SpeechToText

SpeechToText

Speech to text on Aurora OS

RU | EN

SpeechToText

SpeechToText provides an example of a local mobile speech-to-text application for Aurora OS using bundled GigaAM RNNT ONNX models. It demonstrates a minimal offline recognition flow: model loading, microphone recording, background transcription, and result display on a single screen.

Table of Contents

Compatibility

Conan is required to resolve and install project dependencies during build. The application is intended for Aurora OS 5.x and uses the Sailfish-based Qt 5 stack.

Build features

The project is built using the CMake build system. The project uses the Conan package manager to obtain dependencies, including ONNX Runtime and its runtime libraries. For x86_64, rpm/ru.auroraos.SpeechToText.spec contains a temporary workaround for Conan 2.7: it creates an ldd wrapper that runs /lib64/ld-linux-x86-64.so.2 --list so conan-deploy-libraries can correctly detect and copy shared libraries for the target executable. Newer Conan versions such as 2.9 do not need this workaround, and a plain conan-deploy-libraries "$EXECUTABLE" "$CONAN_LIB_DIR" "$SHARED_LIBRARIES" call is enough. The application also requires Qt5Multimedia and the Microphone permission to record audio before offline recognition.

Branch info

Application versions conform to the branch naming convention

Install and running

Installation and build are performed according to the Build example instruction.

Screenshots

Screenshots

Use cases

The application demonstrates local speech-to-text functionality:

Audio Capture

  • Recording speech from the device microphone with one button

Offline Recognition

  • Running local GigaAM RNNT inference through ONNX Runtime without network access

Result Display

  • Showing recognition status, errors, and final transcript on a single screen

Bundled Models

  • Shipping encoder, decoder, joint, and vocabulary files inside the application package

Project Structure

The project has a standard structure of an application based on C++ and QML for Aurora OS with offline speech recognition capabilities.

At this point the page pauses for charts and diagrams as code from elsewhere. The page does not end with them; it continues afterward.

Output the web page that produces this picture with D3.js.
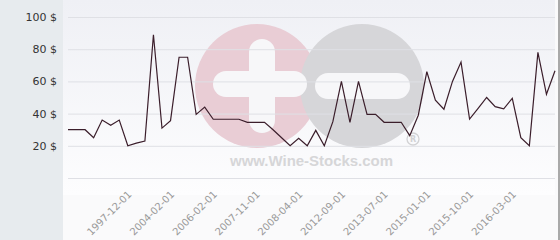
<!DOCTYPE html>
<html>
<head>
<meta charset="utf-8">
<script src="https://cdn.jsdelivr.net/npm/d3@7"></script>
<style>
  body { margin: 0; background: #fafafb; }
  svg { display: block; font-family: "DejaVu Sans", Verdana, sans-serif; }
</style>
</head>
<body>
<svg id="chart" width="560" height="240"></svg>
<script>
// prices, one per point
var prices = [30, 30, 30, 25, 36, 32.7, 36, 20, 21.7, 23,
  89, 31, 35.6, 75, 75, 39.5, 44, 36.5, 36.5, 36.5,
  36.5, 34.6, 34.6, 34.6, 30, 25, 20, 24.6, 20, 29.6,
  20, 35, 60, 34.6, 60, 39.5, 39.5, 34.6, 34.6, 34.6,
  26.3, 39, 66, 48.4, 42.7, 60, 72, 36.6, 43.3, 50,
  44.3, 42.9, 49.5, 25, 20, 78, 52, 66.6];

// labelled points (index into prices) and their dates
var tickIndex = [7, 12, 17, 22, 27, 32, 37, 42, 47, 52];
var tickLabels = ["1997-12-01", "2004-02-01", "2006-02-01", "2007-11-01", "2008-04-01",
  "2012-09-01", "2013-07-01", "2015-01-01", "2015-10-01", "2016-03-01"];
var yTicks = [20, 40, 60, 80, 100];
var gridTicks = [0, 20, 40, 60, 80, 100];

var svg = d3.select("#chart");
var width = 560, height = 240;
var margin = {left: 68, right: 5, top: 17, bottom: 62};

var x = d3.scalePoint()
  .domain(d3.range(prices.length))
  .range([margin.left, width - margin.right]);
var y = d3.scaleLinear()
  .domain([0, 100])
  .range([height - margin.bottom, margin.top]);

// backgrounds
var defs = svg.append("defs");
var grad = defs.append("linearGradient").attr("id", "bg").attr("x1", 0).attr("y1", 0).attr("x2", 0).attr("y2", 1);
grad.append("stop").attr("offset", "0%").attr("stop-color", "#eff0f5");
grad.append("stop").attr("offset", "100%").attr("stop-color", "#fdfdfe");

svg.append("rect").attr("x", 63).attr("y", 0).attr("width", 492).attr("height", 195).attr("fill", "url(#bg)");
svg.append("rect").attr("x", 0).attr("y", 0).attr("width", 63).attr("height", height).attr("fill", "#e7ebee");
svg.append("rect").attr("x", 558).attr("y", 0).attr("width", 2).attr("height", height).attr("fill", "#a9a9a9");

// watermark
var wm = svg.append("g");
wm.append("circle").attr("cx", 257).attr("cy", 86).attr("r", 62).attr("fill", "#e9cdd5");
wm.append("circle").attr("cx", 362).attr("cy", 86).attr("r", 62).attr("fill", "#d6d6d9");
wm.append("rect").attr("x", 213).attr("y", 71).attr("width", 94).attr("height", 26).attr("rx", 13).attr("fill", "#f7f7f9");
wm.append("rect").attr("x", 249).attr("y", 39).attr("width", 26).attr("height", 94).attr("rx", 13).attr("fill", "#f7f7f9");
wm.append("rect").attr("x", 315).attr("y", 73).attr("width", 95).attr("height", 26).attr("rx", 13).attr("fill", "#f7f7f9");
wm.append("text").attr("x", 230).attr("y", 166).attr("textLength", 163)
  .attr("font-family", "Liberation Sans, Arial, sans-serif").attr("font-weight", "bold")
  .attr("font-size", 15).attr("fill", "#d6d6d8").text("www.Wine-Stocks.com");
wm.append("circle").attr("cx", 413).attr("cy", 139).attr("r", 6).attr("fill", "none")
  .attr("stroke", "#d2d2d4").attr("stroke-width", 1.3);
wm.append("text").attr("x", 413).attr("y", 142).attr("text-anchor", "middle")
  .attr("font-size", 8).attr("font-weight", "bold").attr("fill", "#d2d2d4").text("R");

// grid
svg.append("g").selectAll("line")
  .data(gridTicks).enter().append("line")
  .attr("x1", margin.left).attr("x2", width - margin.right)
  .attr("y1", function(d) { return y(d) + 0.5; })
  .attr("y2", function(d) { return y(d) + 0.5; })
  .attr("stroke", "#dfe0e5").attr("stroke-width", 1);

// y axis
var yAxis = svg.append("g")
  .attr("transform", "translate(60,0)")
  .call(d3.axisLeft(y).tickValues(yTicks).tickSize(0).tickFormat(function(d) { return d + " $"; }));
yAxis.select(".domain").remove();
yAxis.selectAll("text").attr("font-size", 11).attr("fill", "#333").attr("font-family", "DejaVu Sans");

// x axis
var xAxis = svg.append("g")
  .attr("transform", "translate(0," + y(0) + ")")
  .call(d3.axisBottom(x).tickValues(tickIndex).tickSize(0)
    .tickFormat(function(d, i) { return tickLabels[i]; }));
xAxis.select(".domain").remove();
xAxis.selectAll("text")
  .attr("font-size", 10).attr("fill", "#999").attr("font-family", "DejaVu Sans")
  .attr("text-anchor", "end").attr("dy", null).attr("y", 0)
  .attr("transform", "translate(4,17) rotate(-45)");

// price line
svg.append("path")
  .datum(prices)
  .attr("fill", "none")
  .attr("stroke", "#3b1e2b")
  .attr("stroke-width", 1.2)
  .attr("d", d3.line().x(function(d, i) { return x(i); }).y(function(d) { return y(d); }));
</script>
</body>
</html>
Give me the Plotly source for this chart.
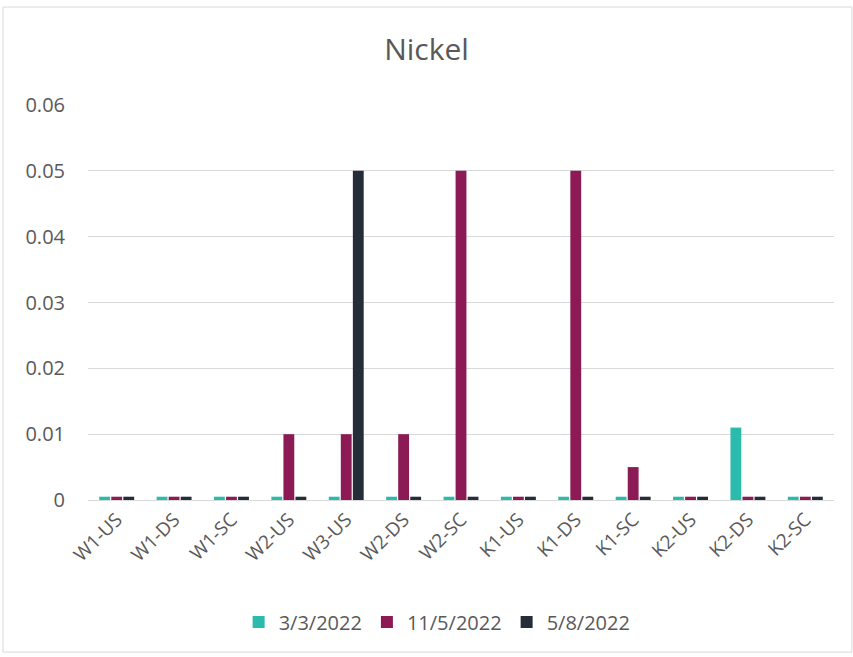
import plotly.graph_objects as go

categories = ["W1-US", "W1-DS", "W1-SC", "W2-US", "W3-US", "W2-DS", "W2-SC",
              "K1-US", "K1-DS", "K1-SC", "K2-US", "K2-DS", "K2-SC"]
s_0303 = [0.0005, 0.0005, 0.0005, 0.0005, 0.0005, 0.0005, 0.0005,
          0.0005, 0.0005, 0.0005, 0.0005, 0.011, 0.0005]
s_1105 = [0.0005, 0.0005, 0.0005, 0.01, 0.01, 0.01, 0.05,
          0.0005, 0.05, 0.005, 0.0005, 0.0005, 0.0005]
s_0508 = [0.0005, 0.0005, 0.0005, 0.0005, 0.05, 0.0005, 0.0005,
          0.0005, 0.0005, 0.0005, 0.0005, 0.0005, 0.0005]
series_names = ["3/3/2022", "11/5/2022", "5/8/2022"]
colors = ["#2BBBAD", "#8B1A55", "#252E38"]

fig = go.Figure()
for name, vals, c in zip(series_names, [s_0303, s_1105, s_0508], colors):
    fig.add_trace(go.Bar(x=categories, y=vals, name=name, marker_color=c,
                         marker_line_width=0))

font = "Open Sans, Noto Sans, sans-serif"
fig.update_layout(
    width=853, height=657,
    margin=dict(l=88, r=19, t=105, b=157),
    paper_bgcolor="white", plot_bgcolor="white",
    barmode="group", bargap=0.37, bargroupgap=0.1,
    title=dict(text="Nickel", x=0.5, xanchor="center", y=0.924, yanchor="middle",
               font=dict(family=font, size=30, color="#595959")),
    font=dict(family=font, color="#595959"),
    showlegend=True,
    legend=dict(orientation="h", x=0.468, xanchor="center", y=-0.309, yanchor="middle",
                font=dict(size=20, color="#595959"), itemwidth=30),
    xaxis=dict(tickangle=-45, tickfont=dict(size=19, color="#595959"),
               showline=True, linecolor="#D9D9D9", linewidth=1, showgrid=False,
               ticks="", automargin=False),
    yaxis=dict(range=[0, 0.06], dtick=0.01, tickformat="~g",
               tickfont=dict(size=20, color="#595959"),
               showgrid=True, gridcolor="#D9D9D9", gridwidth=1,
               zeroline=False, showline=False, ticks="", ticklabelstandoff=22,
               automargin=False),
    shapes=[dict(type="rect", xref="paper", yref="paper",
                 x0=-0.114, x1=1.024, y0=-0.385, y1=1.248,
                 line=dict(color="#D9D9D9", width=1), fillcolor="rgba(0,0,0,0)",
                 layer="below")],
)

fig.write_html("out.html")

  • CMakeLists.txt file describes the project structure for the CMake build system and ONNX Runtime integration.
  • conanfile.py file declares the Conan dependency on onnxruntime.
  • icons directory contains the application icons for different screen resolutions.
  • qml directory contains the QML source code and the UI resources.
    • cover directory contains the application cover implementations.
    • icons directory contains the additional custom UI icons.
    • pages directory contains the application pages.
    • SpeechToText.qml file provides the application window implementation.
  • rpm directory contains the rpm-package build settings.
  • src directory contains the C++ source code with audio capture and ONNX-based recognition.
  • translations directory contains the UI translation files.
  • models directory contains bundled GigaAM RNNT model files and the accompanying LICENSE.
  • ru.auroraos.SpeechToText.desktop file defines the display and parameters for launching the application.

Terms of Use and Participation in Development

The source code of the project is provided under license, which allows to use it in third-party applications.

To participate in the development of the project, please read the member agreement. If you plan to submit your own source code for inclusion in the project, you will need to accept the CLA terms and conditions.

Participant information is listed in the AUTHORS file.

The Code of Conduct is the current set of rules of the Open Mobile Platform Company, which informs about the expectations for interaction between community members when communicating and working on projects.